This notebook will walk you through a typical Data Science process:

  1. Data acquisition
    1. Importation
    2. Cleaning
    3. Exploration
  2. Data exploitation
    1. Pre-processing
    2. (Feature extraction)
    3. Modeling
    4. (Algorithm design)
    5. Evaluation

Our motivating example: predict whether a credit card client will default.

  • It is a binary classification task: client will default or not ($y=1$ if yes; $y=0$ if no).
  • We have data for 30'000 real clients from Taiwan.
  • There is 23 numerical & categorical explanatory variables:
    1. $x_1$: amount of the given credit.
    2. $x_2$: gender (1 = male; 2 = female).
    3. $x_3$: education (1 = graduate school; 2 = university; 3 = high school; 4 = others).
    4. $x_4$: marital status (1 = married; 2 = single; 3 = others).
    5. $x_5$: age (year).
    6. $x_6$ to $x_{11}$: history of past payment (monthly from September to April, 2005) (-1 = pay duly; 1 = payment delay for one month; ...; 9 = payment delay for nine months and above).
    7. $x_{12}$ to $x_{17}$: amount of bill statement (monthly from September to April, 2005).
    8. $x_{18}$ to $x_{23}$: amount of previous payment (monthly from September to April, 2005).
  • The data comes from the UCI ML repository.

2 Python

Before taking our tour, let's briefly talk about Python.

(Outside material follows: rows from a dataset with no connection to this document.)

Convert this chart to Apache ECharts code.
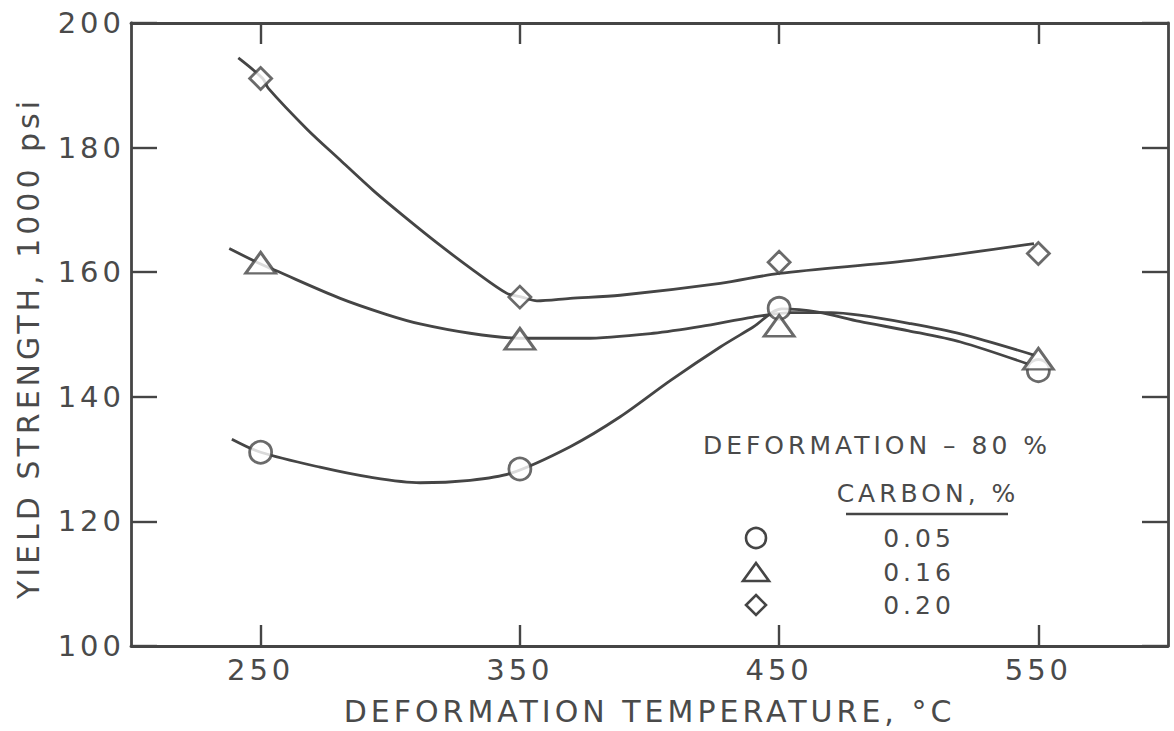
<!DOCTYPE html>
<html>
<head>
<meta charset="utf-8">
<script src="https://cdn.jsdelivr.net/npm/echarts@6/dist/echarts.min.js"></script>
<style>
  html, body { margin: 0; padding: 0; background: #ffffff; }
  #chart { width: 1174px; height: 731px; }
  #chart text { letter-spacing: 4px; }
</style>
</head>
<body>
<div id="chart"></div>
<script>
// ---- data ----
const xTicks = [250, 350, 450, 550];
const temps = [250, 350, 450, 550];
const ys005 = [131.1, 128.4, 154.2, 144.2];
const ys016 = [161.5, 149.3, 151.4, 146.1];
const ys020 = [191.1, 156.0, 161.6, 163.0];

// hand-drawn fitted curves
const curve005X = [238.9, 250, 272.9, 292.2, 311.5, 330.8, 346.3, 369.4, 388.7, 408, 427.3, 440, 451, 465, 481, 500, 520, 545.7];
const curve005Y = [133.2, 131.1, 128.7, 127.1, 126.2, 126.6, 127.7, 132.0, 136.8, 142.6, 148.0, 151.2, 154.1, 153.6, 152.1, 150.6, 148.8, 145.3];
const curve016X = [237.9, 250, 255.6, 280.7, 298.7, 311.5, 330.8, 350, 375, 401.5, 420, 440, 455, 470, 481, 500, 520, 548.3];
const curve016Y = [163.8, 161.3, 160.3, 155.8, 153.2, 151.7, 150.2, 149.4, 149.4, 150.2, 151.3, 152.8, 153.5, 153.5, 153.1, 151.8, 150.1, 146.7];
const curve020X = [241.4, 250.8, 253.0, 267.8, 280.7, 293.5, 306.4, 319.3, 332.1, 345.0, 350.8, 356.6, 369.4, 388.7, 427.3, 450, 500.7, 548.3];
const curve020Y = [194.4, 191.1, 189.5, 183.0, 178.0, 173.1, 168.6, 164.3, 160.3, 156.6, 156.0, 155.4, 155.8, 156.3, 158.2, 159.8, 161.9, 164.6];

const seriesNames = ['0.05', '0.16', '0.20'];
const legendTitle = 'DEFORMATION – 80 %';
const legendHeader = 'CARBON, %';
const xName = 'DEFORMATION TEMPERATURE, °C';
const yName = 'YIELD STRENGTH, 1000 psi';

// ---- styling ----
const INK = '#454545';
const TXT = '#4a4a4a';
const FONT = 'DejaVu Sans';

const zip = (a, b) => a.map((v, i) => [v, b[i]]);

function curveSeries(xs, ys) {
  return {
    type: 'line', data: zip(xs, ys), smooth: 0.3, showSymbol: false, symbol: 'none',
    lineStyle: { color: INK, width: 2.8 }, z: 2, silent: true
  };
}
function markerSeries(name, ys, symbol, size) {
  return {
    type: 'scatter', name: name, data: zip(temps, ys), symbol: symbol, symbolSize: size,
    itemStyle: { color: '#ffffff', borderColor: INK, borderWidth: 2.8 }, z: 5
  };
}

const axisLine = { show: true, lineStyle: { color: INK, width: 2.8 } };

const chart = echarts.init(document.getElementById('chart'), null, { renderer: 'svg' });
chart.setOption({
  animation: false,
  backgroundColor: '#ffffff',
  textStyle: { fontFamily: FONT, color: TXT },
  grid: { left: 131, top: 23, right: 6, bottom: 85 },
  xAxis: [
    {
      type: 'value', min: 200, max: 600, position: 'bottom',
      axisLine: axisLine,
      axisTick: { show: true, inside: true, length: 21, customValues: xTicks, lineStyle: { color: INK, width: 2.4 } },
      axisLabel: { customValues: xTicks, fontSize: 29, color: TXT, margin: 9, fontFamily: FONT },
      splitLine: { show: false },
      name: xName, nameLocation: 'middle', nameGap: 50,
      nameTextStyle: { fontSize: 30, color: TXT, fontFamily: FONT }
    },
    {
      type: 'value', min: 200, max: 600, position: 'top',
      axisLine: axisLine,
      axisTick: { show: true, inside: true, length: 21, customValues: xTicks, lineStyle: { color: INK, width: 2.4 } },
      axisLabel: { show: false },
      splitLine: { show: false }
    }
  ],
  yAxis: [
    {
      type: 'value', min: 100, max: 200, interval: 20, position: 'left',
      axisLine: axisLine,
      axisTick: { show: true, inside: true, length: 26, lineStyle: { color: INK, width: 2.4 } },
      axisLabel: { fontSize: 29, color: TXT, margin: 6, fontFamily: FONT },
      splitLine: { show: false },
      name: yName, nameLocation: 'middle', nameGap: 88,
      nameTextStyle: { fontSize: 30, color: TXT, fontFamily: FONT, padding: [0, 27, 0, 0] }
    },
    {
      type: 'value', min: 100, max: 200, interval: 20, position: 'right',
      axisLine: axisLine,
      axisTick: { show: true, inside: true, length: 26, lineStyle: { color: INK, width: 2.4 } },
      axisLabel: { show: false },
      splitLine: { show: false }
    }
  ],
  series: [
    curveSeries(curve005X, curve005Y),
    curveSeries(curve016X, curve016Y),
    curveSeries(curve020X, curve020Y),
    markerSeries(seriesNames[0], ys005, 'circle', 22),
    markerSeries(seriesNames[1], ys016, 'triangle', [30, 21]),
    markerSeries(seriesNames[2], ys020, 'diamond', [22, 22])
  ],
  graphic: [
    { type: 'text', style: { text: legendTitle, x: 877, y: 445, align: 'center', verticalAlign: 'middle', fontSize: 25, fontFamily: FONT, fill: TXT } },
    { type: 'text', style: { text: legendHeader, x: 928, y: 493, align: 'center', verticalAlign: 'middle', fontSize: 25, fontFamily: FONT, fill: TXT } },
    { type: 'line', shape: { x1: 846, y1: 514, x2: 1008, y2: 514 }, style: { stroke: INK, lineWidth: 2.6 } },
    { type: 'circle', shape: { cx: 756, cy: 538, r: 10 }, style: { fill: '#ffffff', stroke: INK, lineWidth: 2.6 } },
    { type: 'polygon', shape: { points: [[756, 563], [769, 581], [743, 581]] }, style: { fill: '#ffffff', stroke: INK, lineWidth: 2.6 } },
    { type: 'polygon', shape: { points: [[756, 595], [766, 605], [756, 615], [746, 605]] }, style: { fill: '#ffffff', stroke: INK, lineWidth: 2.6 } },
    { type: 'text', style: { text: seriesNames[0], x: 919, y: 538, align: 'center', verticalAlign: 'middle', fontSize: 25, fontFamily: FONT, fill: TXT } },
    { type: 'text', style: { text: seriesNames[1], x: 919, y: 572, align: 'center', verticalAlign: 'middle', fontSize: 25, fontFamily: FONT, fill: TXT } },
    { type: 'text', style: { text: seriesNames[2], x: 919, y: 605, align: 'center', verticalAlign: 'middle', fontSize: 25, fontFamily: FONT, fill: TXT } }
  ]
});
</script>
</body>
</html>
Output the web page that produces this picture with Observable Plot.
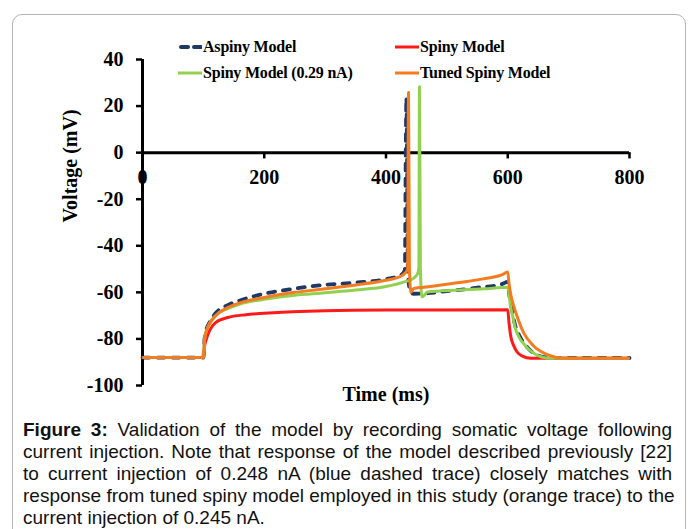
<!DOCTYPE html>
<html>
<head>
<meta charset="utf-8">
<script src="https://cdn.jsdelivr.net/npm/d3@7"></script>
<script src="https://cdn.jsdelivr.net/npm/@observablehq/plot@0.6"></script>
<style>
  html, body { margin: 0; padding: 0; background: #fff; }
  body { width: 691px; height: 529px; position: relative; overflow: hidden; }
  #frame { position: absolute; left: 12px; top: 14px; width: 674px; height: 540px;
           border: 1.5px solid #b4b4b4; border-radius: 10px; box-sizing: border-box; }
  #chart { position: absolute; left: 0; top: 0; }
  #legend { position: absolute; left: 0; top: 0; width: 691px; height: 90px;
            font-family: "Liberation Serif", "Times New Roman", serif; font-weight: bold;
            font-size: 16px; letter-spacing: -0.2px; color: #000; }
  .item { position: absolute; display: flex; align-items: center; white-space: nowrap; }
  .item svg { margin-right: 1px; }
  #caption { position: absolute; left: 23px; top: 419px; width: 649px;
             font-family: "Liberation Sans", Arial, sans-serif; font-size: 19px;
             line-height: 22px; color: #111; }
  #caption .ln { display: block; white-space: nowrap; text-align: justify; text-align-last: justify; }
  #caption .ln.last { text-align-last: left; }
</style>
</head>
<body>
<div id="frame"></div>
<div id="chart"></div>
<div id="legend"></div>
<div id="caption"><span class="ln"><b>Figure 3:</b> Validation of the model by recording somatic voltage following</span><span class="ln">current injection. Note that response of the model described previously [22]</span><span class="ln">to current injection of 0.248 nA (blue dashed trace) closely matches with</span><span class="ln">response from tuned spiny model employed in this study (orange trace) to the</span><span class="ln last">current injection of 0.245 nA.</span></div>
<script>
// ---- data: [time (ms), voltage (mV)] ----
const aspiny = [
  [0,-88],[100,-88],[102,-80],[105,-76],[110,-73],[120,-69],[140,-65.5],[160,-63.5],
  [200,-60.6],[250,-58.4],[290,-57],[350,-55.8],[400,-54.3],[425,-52.5],[431,-50.5],
  [432.5,0],[433.5,23.6],[434.5,0],[436,-52],[440,-59.5],[445,-60.6],[460,-60.5],
  [500,-59.5],[550,-58],[590,-56.5],[600,-55.5],[602,-60],[606,-66],[612,-74],
  [620,-79],[630,-83],[642,-86],[660,-87.8],[680,-88.2],[800,-88.2]
];
const spiny = [
  [0,-88],[100,-88],[102,-83],[105,-80],[110,-76.5],[120,-73],[140,-70.8],[170,-69.6],
  [200,-69],[300,-67.9],[400,-67.6],[600,-67.5],[602,-73],[605,-79],[610,-83],
  [615,-85.5],[625,-87.5],[637,-88.3],[800,-88.3]
];
const spiny029 = [
  [0,-88],[100,-88],[102,-80],[105,-76.5],[110,-73.5],[120,-70],[140,-67],[160,-65],
  [200,-63],[250,-61.2],[300,-60.2],[350,-59],[400,-57.5],[430,-55.5],[445,-54],
  [452,-52],[454,-49],[455,28.3],[456.5,-50],[459,-62],[462,-61.5],[468,-59.8],
  [520,-59],[560,-58.5],[600,-57.8],[602,-60.5],[604,-65],[608,-70],[612,-75],
  [618,-79],[626,-82],[642,-86],[670,-88.3],[800,-88.3]
];
const tuned = [
  [0,-88],[100,-88],[102,-80],[105,-76.5],[110,-73.5],[120,-70],[140,-66.5],[160,-64.5],
  [200,-62.2],[250,-60],[290,-58.8],[350,-56.8],[400,-54.8],[425,-53],[432,-51.5],
  [435.5,-50],[437,25.8],[438.5,-50],[441,-60],[445,-58.4],[470,-57.6],[520,-55.8],
  [560,-54.2],[590,-52.5],[600,-51.3],[602,-56],[605,-61],[610,-66],[616,-70.8],
  [626,-77.3],[642,-82.9],[665,-86.7],[691,-88.2],[720,-88.3],[800,-88.3]
];
const yTicks = [40, 20, 0, -20, -40, -60, -80, -100];
const xTicks = [0, 200, 400, 600, 800];
const series = [
  {name: "Aspiny Model", color: "#1f3864", dashed: true, data: aspiny},
  {name: "Spiny Model", color: "#ff1a1a", dashed: false, data: spiny},
  {name: "Spiny Model (0.29 nA)", color: "#92d050", dashed: false, data: spiny029},
  {name: "Tuned Spiny Model", color: "#f47b20", dashed: false, data: tuned}
];

const serif = "Liberation Serif, Times New Roman, serif";
const rows = series.flatMap(s => s.data.map(([t, v]) => ({series: s.name, t, v})));

const lineMark = s => Plot.line(rows.filter(r => r.series === s.name), {
  x: "t", y: "v", stroke: s.color, strokeWidth: s.dashed ? 3.8 : 3,
  strokeDasharray: s.dashed ? "7,8" : null, strokeLinecap: s.dashed ? "round" : "butt",
  curve: "monotone-x"
});

const chart = Plot.plot({
  width: 691, height: 410,
  marginLeft: 142, marginRight: 62, marginTop: 59, marginBottom: 25,
  x: {domain: [0, 800]},
  y: {domain: [-100, 40]},
  style: {background: "transparent", fontFamily: serif, fontWeight: "bold", fontSize: "20px", color: "#000"},
  marks: [
    Plot.text(xTicks, {x: d => d, y: 0, dy: 25, text: d => String(d), fontSize: 20,
      fontWeight: "bold", fontFamily: serif, fill: "#000"}),
    Plot.axisY({ticks: yTicks, tickSize: 6, tickPadding: 13, fontSize: 20, fontWeight: "bold",
      fontFamily: serif, stroke: "#000", strokeWidth: 2.5, label: null, color: "#000",
      tickFormat: d => String(d)}),
    Plot.axisX({ticks: [], label: null}),
    Plot.ruleX(xTicks.slice(1), {x: d => d, y1: 0, y2: -2.7, stroke: "#000", strokeWidth: 2.5}),
    Plot.ruleY([0], {stroke: "#000", strokeWidth: 3}),
    Plot.ruleX([0], {stroke: "#000", strokeWidth: 3}),
    Plot.text(["Voltage (mV)"], {frameAnchor: "left", rotate: -90, dx: -72, fontSize: 20,
      fontWeight: "bold", fontFamily: serif, fill: "#000"}),
    Plot.text(["Time (ms)"], {frameAnchor: "bottom", dy: 15, fontSize: 20,
      fontWeight: "bold", fontFamily: serif, fill: "#000"}),
    lineMark(series[0]),
    lineMark(series[1]),
    lineMark(series[2]),
    lineMark(series[3])
  ]
});
document.getElementById("chart").appendChild(chart);

// legend (HTML, drawn over the plot)
const legendPos = [
  {left: 178, top: 47}, {left: 395, top: 47}, {left: 178, top: 73}, {left: 395, top: 73}
];
const legend = document.getElementById("legend");
series.forEach((s, i) => {
  const div = document.createElement("div");
  div.className = "item";
  div.style.left = legendPos[i].left + "px";
  div.style.top = (legendPos[i].top - 10) + "px";
  div.style.height = "20px";
  const dash = s.dashed ? 'stroke-dasharray="7,6" stroke-linecap="round" stroke-width="4"' : 'stroke-width="3"';
  div.innerHTML = `<svg width="24" height="10"><line x1="${s.dashed ? 3 : 0}" y1="5" x2="24" y2="5" stroke="${s.color}" ${dash}/></svg><span>${s.name}</span>`;
  legend.appendChild(div);
});
</script>
</body>
</html>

First thing first, the general characteristics of the language:

  • General purpose: not built for a particular usage, it works as well for scientific computing as for web and application development. It features high-level data structures and supports multiple paradigms: procedural, object-oriented and functional.
  • Elegant syntax: easy-to-read and intuitive code, easy-to-learn minimalistic syntax, quick to write (low boilerplate / verbosity), maintainability scales well with size of projects.
  • Expressive language: fewer lines of code, fewer bugs, easier to maintain.

Technical details:

  • Dynamically typed: no need to define the type of variables, function arguments or return types. Everything is an object and can be modified at runtime.
  • Automatic memory management (garbage collector): no need to explicitly allocate and deallocate memory for variables and data arrays. No memory leak bugs.
  • Interpreted (JIT is coming): No need to compile the code. The Python interpreter reads and executes the python code directly. It also means that a single Python source runs anywhere a runtime is available, like on Windows, Mac, Linux and in the Cloud.

From those characteristics emerge the following advantages:

  • The main advantage is ease of programming, minimizing the time required to develop, debug and maintain the code.
  • The well designed language encourages many good programming practices:
    • Modular and object-oriented programming, good system for packaging and re-use of code. This often results in more transparent, maintainable and bug-free code.
    • Documentation tightly integrated with the code.
  • A large community geared toward open-source, an extensive standard library and a large collection of add-on packages and development tools.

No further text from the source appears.